What Does God Require of Man?

(Image courtesy of http://therebelution.com.)
"Wash yourselves; make yourselves clean; remove the evil of your deeds from before My eyes; cease to do evil, learn to do good; seek justice, correct oppression; bring justice to the fatherless, plead the widow's cause.  Come now, let us reason together, says the LORD: though your sins are like scarlet, they shall be as white as snow; though they are red like crimson, they shall become like wool.  If you are willing and obedient, you shall eat the good of the land; but if you refuse and rebel, you shall be eaten by the sword; for the mouth f the LORD has spoken" (Isaiah 1:16-20). 
"Whoever has My commandments and keeps them, He it is who loves Me.  And he who loves Me will be loved by My Father, and I will love him and manifest Myself to him" (John 14:21). 
"Owe nothing to anyone except to love one another; for he who loves his neighbor has fulfilled the law.  For this, 'You shall not commit adultery, you shall not murder, you shall not steal, you shall not covet,' and if there is any other commandment, it is summed up in this saying, 'You shall love your neighbor as yourself.'  Love does no wrong to a neighbor; love therefore is the fulfillment of the law" (Romans 13:8-10).
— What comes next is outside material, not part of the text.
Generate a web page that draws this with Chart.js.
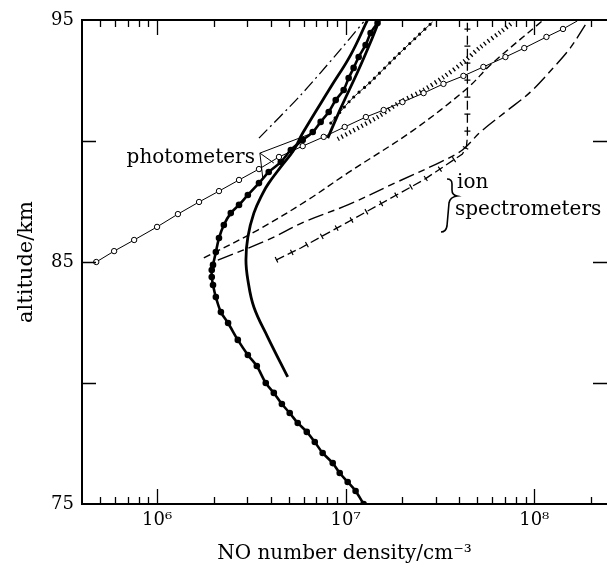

The third question of the Westminster shorter catechism is this: "What do the Scriptures principally teach?"  Answer: "The Scriptures principally teach what man is to believe concerning God and what duty God requires of man."  Indeed, this is what the Bible most clearly teaches: who God is and what man must do to please God.

There is but one duty that God requires of man: obedience, that is, adherence to the whole and entire counsel of God.  The first man and woman, however, failed to obey God.  They rebelled and sinned against Him.  Therefore, we have all suffered their fate of death and judgement.  The demand for obedience is still present, though, in order to live: "But this command I gave them: 'Obey my voice, and I will be your God, and you shall be my people. And walk in all the way that I command you, that it may be well with you'" (Jeremiah 7:23).
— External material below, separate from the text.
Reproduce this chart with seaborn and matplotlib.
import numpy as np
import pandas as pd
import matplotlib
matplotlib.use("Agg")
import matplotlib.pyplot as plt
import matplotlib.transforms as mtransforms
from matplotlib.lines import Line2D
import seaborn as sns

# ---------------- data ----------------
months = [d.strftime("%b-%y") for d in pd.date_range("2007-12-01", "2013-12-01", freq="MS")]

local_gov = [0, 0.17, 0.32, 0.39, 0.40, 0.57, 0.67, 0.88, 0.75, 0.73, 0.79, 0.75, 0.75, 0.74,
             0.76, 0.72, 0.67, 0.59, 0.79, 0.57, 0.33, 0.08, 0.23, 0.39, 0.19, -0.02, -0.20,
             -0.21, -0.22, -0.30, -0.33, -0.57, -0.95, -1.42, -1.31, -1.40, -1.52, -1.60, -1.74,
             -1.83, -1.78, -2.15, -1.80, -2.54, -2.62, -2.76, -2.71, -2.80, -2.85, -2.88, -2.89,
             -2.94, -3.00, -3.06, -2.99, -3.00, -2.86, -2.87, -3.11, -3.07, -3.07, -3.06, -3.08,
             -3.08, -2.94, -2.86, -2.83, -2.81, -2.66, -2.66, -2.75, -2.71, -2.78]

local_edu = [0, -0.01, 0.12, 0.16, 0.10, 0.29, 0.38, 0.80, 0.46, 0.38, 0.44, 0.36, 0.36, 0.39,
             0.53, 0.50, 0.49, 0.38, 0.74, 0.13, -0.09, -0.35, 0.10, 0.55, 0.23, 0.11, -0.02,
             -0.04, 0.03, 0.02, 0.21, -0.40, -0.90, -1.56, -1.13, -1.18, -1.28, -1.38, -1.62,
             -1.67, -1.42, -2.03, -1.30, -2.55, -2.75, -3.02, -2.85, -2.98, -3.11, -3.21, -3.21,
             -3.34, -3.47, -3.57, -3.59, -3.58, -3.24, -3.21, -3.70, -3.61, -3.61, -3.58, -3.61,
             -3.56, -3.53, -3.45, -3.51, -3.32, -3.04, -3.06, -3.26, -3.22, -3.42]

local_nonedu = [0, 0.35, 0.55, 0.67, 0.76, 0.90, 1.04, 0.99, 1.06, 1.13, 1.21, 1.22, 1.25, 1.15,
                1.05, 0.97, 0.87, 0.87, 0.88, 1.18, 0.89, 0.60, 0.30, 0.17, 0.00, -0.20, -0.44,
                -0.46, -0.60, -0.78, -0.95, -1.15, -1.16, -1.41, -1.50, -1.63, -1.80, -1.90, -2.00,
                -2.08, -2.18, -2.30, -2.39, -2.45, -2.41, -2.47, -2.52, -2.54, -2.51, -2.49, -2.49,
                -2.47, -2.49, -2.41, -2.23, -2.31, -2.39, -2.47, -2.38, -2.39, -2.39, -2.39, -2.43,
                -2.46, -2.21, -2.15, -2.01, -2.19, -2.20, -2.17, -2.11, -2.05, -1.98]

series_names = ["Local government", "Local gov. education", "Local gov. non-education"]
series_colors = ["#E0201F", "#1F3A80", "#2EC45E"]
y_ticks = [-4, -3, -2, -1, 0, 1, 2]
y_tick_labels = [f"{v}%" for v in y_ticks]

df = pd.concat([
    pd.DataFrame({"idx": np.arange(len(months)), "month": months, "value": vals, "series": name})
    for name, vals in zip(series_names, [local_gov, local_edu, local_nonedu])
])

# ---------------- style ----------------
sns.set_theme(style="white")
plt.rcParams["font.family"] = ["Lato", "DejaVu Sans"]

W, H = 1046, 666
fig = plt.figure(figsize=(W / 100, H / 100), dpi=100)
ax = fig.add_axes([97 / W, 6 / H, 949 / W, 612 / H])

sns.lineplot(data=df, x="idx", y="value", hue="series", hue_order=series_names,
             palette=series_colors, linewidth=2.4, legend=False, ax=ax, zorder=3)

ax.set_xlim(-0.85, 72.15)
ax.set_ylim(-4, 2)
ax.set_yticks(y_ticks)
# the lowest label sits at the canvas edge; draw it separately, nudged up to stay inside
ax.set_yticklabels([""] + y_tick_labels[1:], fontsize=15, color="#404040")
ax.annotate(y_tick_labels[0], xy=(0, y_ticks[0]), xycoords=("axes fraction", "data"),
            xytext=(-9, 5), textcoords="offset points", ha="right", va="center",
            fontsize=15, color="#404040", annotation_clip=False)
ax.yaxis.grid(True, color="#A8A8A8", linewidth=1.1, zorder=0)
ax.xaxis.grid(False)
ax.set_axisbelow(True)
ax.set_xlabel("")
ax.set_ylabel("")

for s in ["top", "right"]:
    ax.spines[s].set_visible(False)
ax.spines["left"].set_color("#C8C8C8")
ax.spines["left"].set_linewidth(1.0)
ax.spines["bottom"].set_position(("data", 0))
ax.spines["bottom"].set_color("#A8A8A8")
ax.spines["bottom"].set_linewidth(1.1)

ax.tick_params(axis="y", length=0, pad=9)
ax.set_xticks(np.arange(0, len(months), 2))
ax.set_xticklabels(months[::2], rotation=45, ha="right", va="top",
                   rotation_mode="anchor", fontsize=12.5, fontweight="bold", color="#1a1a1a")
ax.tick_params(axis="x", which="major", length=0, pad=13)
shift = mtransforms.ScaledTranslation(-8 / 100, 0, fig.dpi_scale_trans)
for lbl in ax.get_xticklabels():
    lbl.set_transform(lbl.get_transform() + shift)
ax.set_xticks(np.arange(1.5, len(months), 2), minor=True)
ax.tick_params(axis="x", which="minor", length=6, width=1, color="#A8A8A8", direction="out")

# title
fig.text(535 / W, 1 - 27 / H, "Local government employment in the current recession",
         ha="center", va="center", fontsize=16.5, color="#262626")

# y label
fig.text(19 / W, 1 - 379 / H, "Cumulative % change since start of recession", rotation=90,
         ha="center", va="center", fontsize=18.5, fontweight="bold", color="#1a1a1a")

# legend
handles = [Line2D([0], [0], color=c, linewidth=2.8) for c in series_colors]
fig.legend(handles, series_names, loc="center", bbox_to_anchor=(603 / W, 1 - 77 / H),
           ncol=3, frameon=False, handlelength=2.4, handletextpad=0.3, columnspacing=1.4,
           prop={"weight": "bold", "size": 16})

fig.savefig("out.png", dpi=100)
Obedience, then, is the way to life.  Any hint of disobedience is rebellion, and any good king knows that rebels must be punished.  The answer, then, is simple: rebels should obey the King again.

There is but one problem: man is incapable of obedience, and even if he was capable and began to obey completely and fully right now, all his past wrongs must be accounted for and justly punished.  As it is, "None is righteous, no, not one; no one understands; no one seeks for God.  All have turned aside; together they have become worthless; no one does good, not even one" (Romans 3:10-12).  As a result, man remains a rebel and will most assuredly be punished because the King is good.

Has the Lord, then, commanded us to obey in mockery?  Has He heaped rules on us, knowing full well that no one could keep them, just to watch us suffer and die under them?  On the contrary, "the Law of the Lord is good" and "it is a light unto my path" (Psalm 19 and 119).  Never are the commands of God evil.

Rest assured, our problem has been solved by the Lord, for He has done for us what we could not: He has provided atonement for rebels in the person of Jesus Christ!  This is what the prophets and the law all pointed toward: a perfect substitute!  Jesus Christ lived the life of perfect obedience that no man could live.  Since He, then, fulfilled all obedience in His life, His death was purposeful and satisfactory for all rebels who would trust in Him for their righteousness.  Through a great exchange, God has imputed Christ's perfect obedience upon rebels; that is, any who repent of their rebellion and trust in Christ!  Their accounts have been wiped clean of all past, present, and future rebellion!  Notice this does not mean we will never be rebellious again, but that it will not count against us.

Shall we go on sinning then, if it doesn't count against God's elect?  By no means!  For submission to the grace and love of Christ produces in us love beyond reckoning.  We grow in love for our Lord, who has done this great thing out of His own grace and love, not because we were deserving of it or even that we were lovable.  God gave His Son as our substitute out of His own good pleasure, loving-kindness, and grace.

This same love, then, that has saved us, is what we ought to grow into - even the perfect love of God in Christ Jesus.  For Paul says in Romans 13 that all the commandments of God are fulfilled in love, and we ought to keep all the commandments of the King.  For in love do we rightly treat others, and in love and desirous affection do we respond to the grace of God.  Love is the obedience produced by faith, for "whoever does not love does not know God" (1 John 4:8).

Oh, the simple joy of knowing God in Christ!  Oh, the simple exchange He has made for rebels!  Oh, the love and grace of God in Christ!  Oh, the simple Gospel!  How foolish the Lord must have been to exchange His perfect Son for sinful rebels; how difficult it is for the wisdom of man to understand the foolishness of God (1 Corinthians 3).


"If you obey the commandments of the LORD your God that I command you today, by loving the LORD your God, by walking in his ways, and by keeping his commandments and his statutes and his rules, then you shall live and multiply, and the LORD your God will bless you in the land that you are entering to take possession of it" (Deuteronomy 30:16).